Exercise directions =>
In this exercise, return the whole listing exactly, excluding any images.

:: Data lines ::

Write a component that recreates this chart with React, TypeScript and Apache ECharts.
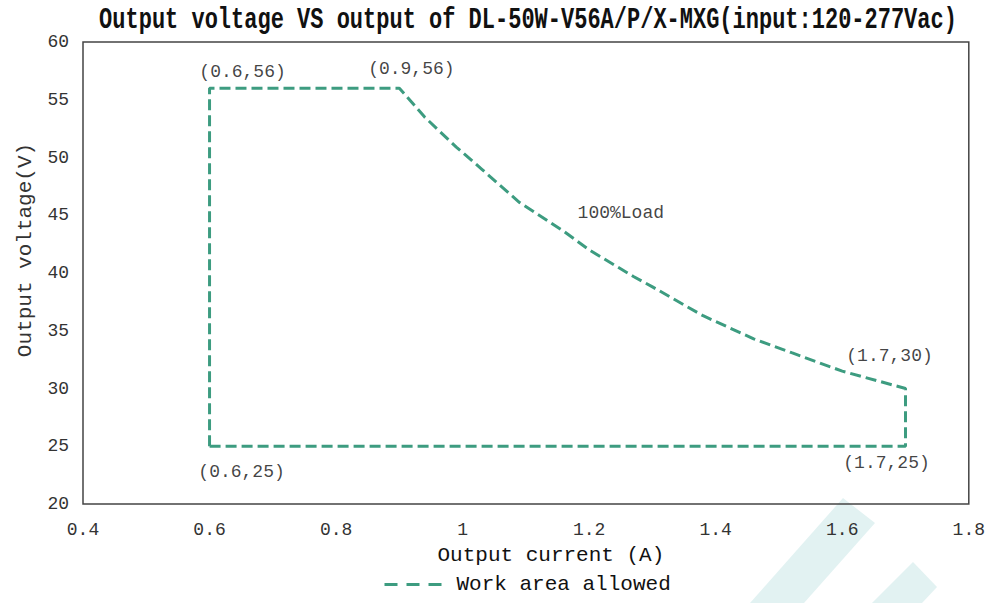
import React, { useEffect, useRef } from "react";
import * as echarts from "echarts";

const titleText = "Output voltage VS output of DL-50W-V56A/P/X-MXG(input:120-277Vac)";
const xAxisName = "Output current (A)";
const yAxisName = "Output voltage(V)";
const seriesName = "Work area allowed";

// Boundary of the allowed working area (current A, voltage V)
const currentValues = [0.6, 0.6, 0.9, 0.94, 0.99, 1.03, 1.09, 1.16, 1.2, 1.27, 1.3, 1.38, 1.46, 1.52, 1.6, 1.7, 1.7, 0.6];
const voltageValues = [25, 56, 56, 53.5, 50.9, 49, 46.1, 43.6, 42, 39.7, 38.8, 36.3, 34.3, 33.1, 31.5, 30, 25, 25];

// Annotations
const noteTexts = ["(0.6,56)", "(0.9,56)", "(1.7,30)", "(1.7,25)", "(0.6,25)", "100%Load"];
const noteX = [0.6, 0.9, 1.7, 1.7, 0.6, 1.25];
const noteY = [56, 56, 30, 25, 25, 45.2];
const noteOffsets = [[33, -16], [12, -19], [-16, -33], [-19, 17], [32, 26], [0, 0]];

const FONT = '"Liberation Mono", monospace';
const LINE_COLOR = "#3d9c80";

export default function App() {
  const ref = useRef<HTMLDivElement>(null);
  useEffect(() => {
    if (!ref.current) return;
    const chart = echarts.init(ref.current, null, { renderer: "svg" });
    const lineData = currentValues.map((x, i) => [x, voltageValues[i]]);
    const noteData = noteTexts.map((t, i) => ({
      value: [noteX[i], noteY[i]],
      name: t,
      label: { offset: noteOffsets[i] },
    }));
    chart.setOption({
      animation: false,
      backgroundColor: "#ffffff",
      textStyle: { fontFamily: FONT },
      graphic: [
        {
          type: "polygon",
          z: -10,
          silent: true,
          shape: { points: [[843, 498], [875, 523], [804, 603], [750, 603]] },
          style: { fill: "#e2f2f2" },
        },
        {
          type: "polygon",
          z: -10,
          silent: true,
          shape: { points: [[913, 562], [937, 587], [922, 603], [872, 603]] },
          style: { fill: "#e2f2f2" },
        },
        {
          type: "text",
          x: 528,
          y: 20,
          scaleY: 1.35,
          style: {
            text: titleText,
            font: 'bold 22px "Liberation Mono", monospace',
            fill: "#111111",
            textAlign: "center",
            textVerticalAlign: "middle",
          },
        },
      ],
      grid: {
        left: 83,
        right: 19,
        top: 42,
        bottom: 99,
        show: true,
        borderColor: "#444444",
        borderWidth: 1.5,
        backgroundColor: "transparent",
      },
      legend: {
        data: [seriesName],
        left: 383,
        top: 574,
        padding: 0,
        itemWidth: 57,
        itemHeight: 14,
        itemStyle: { opacity: 0, borderWidth: 0 },
        lineStyle: { type: [13, 9], width: 3, color: LINE_COLOR },
        textStyle: { fontFamily: FONT, fontSize: 21, color: "#111111", padding: [0, 0, 0, 10] },
      },
      xAxis: {
        type: "value",
        min: 0.4,
        max: 1.8,
        interval: 0.2,
        name: xAxisName,
        nameLocation: "middle",
        nameGap: 41,
        nameTextStyle: { fontFamily: FONT, fontSize: 21, color: "#111111", padding: [0, 0, 0, 50], verticalAlign: "top" },
        axisLine: { show: false },
        axisTick: { show: false },
        splitLine: { show: false },
        axisLabel: {
          fontFamily: FONT,
          fontSize: 18,
          color: "#333333",
          margin: 17,
          formatter: (v: number) => String(Math.round(v * 10) / 10),
        },
      },
      yAxis: {
        type: "value",
        min: 20,
        max: 60,
        interval: 5,
        name: yAxisName,
        nameLocation: "middle",
        nameGap: 45,
        nameTextStyle: { fontFamily: FONT, fontSize: 21, color: "#333333", padding: [0, 0, 0, 46] },
        axisLine: { show: false },
        axisTick: { show: false },
        splitLine: { show: false },
        axisLabel: { fontFamily: FONT, fontSize: 18, color: "#333333", margin: 14 },
      },
      series: [
        {
          name: seriesName,
          type: "line",
          data: lineData,
          symbol: "none",
          lineStyle: { color: LINE_COLOR, width: 3, type: [11, 5] },
          itemStyle: { color: LINE_COLOR },
          z: 3,
        },
        {
          name: "notes",
          type: "scatter",
          data: noteData,
          symbolSize: 0,
          silent: true,
          label: {
            show: true,
            position: "inside",
            formatter: (p: any) => p.name,
            fontFamily: FONT,
            fontSize: 18,
            color: "#111111",
            align: "center",
            verticalAlign: "middle",
          },
        },
      ],
    });
    return () => chart.dispose();
  }, []);
  return <div ref={ref} style={{ width: 988, height: 603, position: "fixed", left: 0, top: 0 }} />;
}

:::

Correct response =>
Write a component that recreates this chart with React, TypeScript and Apache ECharts.
import React, { useEffect, useRef } from "react";
import * as echarts from "echarts";

const titleText = "Output voltage VS output of DL-50W-V56A/P/X-MXG(input:120-277Vac)";
const xAxisName = "Output current (A)";
const yAxisName = "Output voltage(V)";
const seriesName = "Work area allowed";

// Boundary of the allowed working area (current A, voltage V)
const currentValues = [0.6, 0.6, 0.9, 0.94, 0.99, 1.03, 1.09, 1.16, 1.2, 1.27, 1.3, 1.38, 1.46, 1.52, 1.6, 1.7, 1.7, 0.6];
const voltageValues = [25, 56, 56, 53.5, 50.9, 49, 46.1, 43.6, 42, 39.7, 38.8, 36.3, 34.3, 33.1, 31.5, 30, 25, 25];

// Annotations
const noteTexts = ["(0.6,56)", "(0.9,56)", "(1.7,30)", "(1.7,25)", "(0.6,25)", "100%Load"];
const noteX = [0.6, 0.9, 1.7, 1.7, 0.6, 1.25];
const noteY = [56, 56, 30, 25, 25, 45.2];
const noteOffsets = [[33, -16], [12, -19], [-16, -33], [-19, 17], [32, 26], [0, 0]];

const FONT = '"Liberation Mono", monospace';
const LINE_COLOR = "#3d9c80";

export default function App() {
  const ref = useRef<HTMLDivElement>(null);
  useEffect(() => {
    if (!ref.current) return;
    const chart = echarts.init(ref.current, null, { renderer: "svg" });
    const lineData = currentValues.map((x, i) => [x, voltageValues[i]]);
    const noteData = noteTexts.map((t, i) => ({
      value: [noteX[i], noteY[i]],
      name: t,
      label: { offset: noteOffsets[i] },
    }));
    chart.setOption({
      animation: false,
      backgroundColor: "#ffffff",
      textStyle: { fontFamily: FONT },
      graphic: [
        {
          type: "polygon",
          z: -10,
          silent: true,
          shape: { points: [[843, 498], [875, 523], [804, 603], [750, 603]] },
          style: { fill: "#e2f2f2" },
        },
        {
          type: "polygon",
          z: -10,
          silent: true,
          shape: { points: [[913, 562], [937, 587], [922, 603], [872, 603]] },
          style: { fill: "#e2f2f2" },
        },
        {
          type: "text",
          x: 528,
          y: 20,
          scaleY: 1.35,
          style: {
            text: titleText,
            font: 'bold 22px "Liberation Mono", monospace',
            fill: "#111111",
            textAlign: "center",
            textVerticalAlign: "middle",
          },
        },
      ],
      grid: {
        left: 83,
        right: 19,
        top: 42,
        bottom: 99,
        show: true,
        borderColor: "#444444",
        borderWidth: 1.5,
        backgroundColor: "transparent",
      },
      legend: {
        data: [seriesName],
        left: 383,
        top: 574,
        padding: 0,
        itemWidth: 57,
        itemHeight: 14,
        itemStyle: { opacity: 0, borderWidth: 0 },
        lineStyle: { type: [13, 9], width: 3, color: LINE_COLOR },
        textStyle: { fontFamily: FONT, fontSize: 21, color: "#111111", padding: [0, 0, 0, 10] },
      },
      xAxis: {
        type: "value",
        min: 0.4,
        max: 1.8,
        interval: 0.2,
        name: xAxisName,
        nameLocation: "middle",
        nameGap: 41,
        nameTextStyle: { fontFamily: FONT, fontSize: 21, color: "#111111", padding: [0, 0, 0, 50], verticalAlign: "top" },
        axisLine: { show: false },
        axisTick: { show: false },
        splitLine: { show: false },
        axisLabel: {
          fontFamily: FONT,
          fontSize: 18,
          color: "#333333",
          margin: 17,
          formatter: (v: number) => String(Math.round(v * 10) / 10),
        },
      },
      yAxis: {
        type: "value",
        min: 20,
        max: 60,
        interval: 5,
        name: yAxisName,
        nameLocation: "middle",
        nameGap: 45,
        nameTextStyle: { fontFamily: FONT, fontSize: 21, color: "#333333", padding: [0, 0, 0, 46] },
        axisLine: { show: false },
        axisTick: { show: false },
        splitLine: { show: false },
        axisLabel: { fontFamily: FONT, fontSize: 18, color: "#333333", margin: 14 },
      },
      series: [
        {
          name: seriesName,
          type: "line",
          data: lineData,
          symbol: "none",
          lineStyle: { color: LINE_COLOR, width: 3, type: [11, 5] },
          itemStyle: { color: LINE_COLOR },
          z: 3,
        },
        {
          name: "notes",
          type: "scatter",
          data: noteData,
          symbolSize: 0,
          silent: true,
          label: {
            show: true,
            position: "inside",
            formatter: (p: any) => p.name,
            fontFamily: FONT,
            fontSize: 18,
            color: "#111111",
            align: "center",
            verticalAlign: "middle",
          },
        },
      ],
    });
    return () => chart.dispose();
  }, []);
  return <div ref={ref} style={{ width: 988, height: 603, position: "fixed", left: 0, top: 0 }} />;
}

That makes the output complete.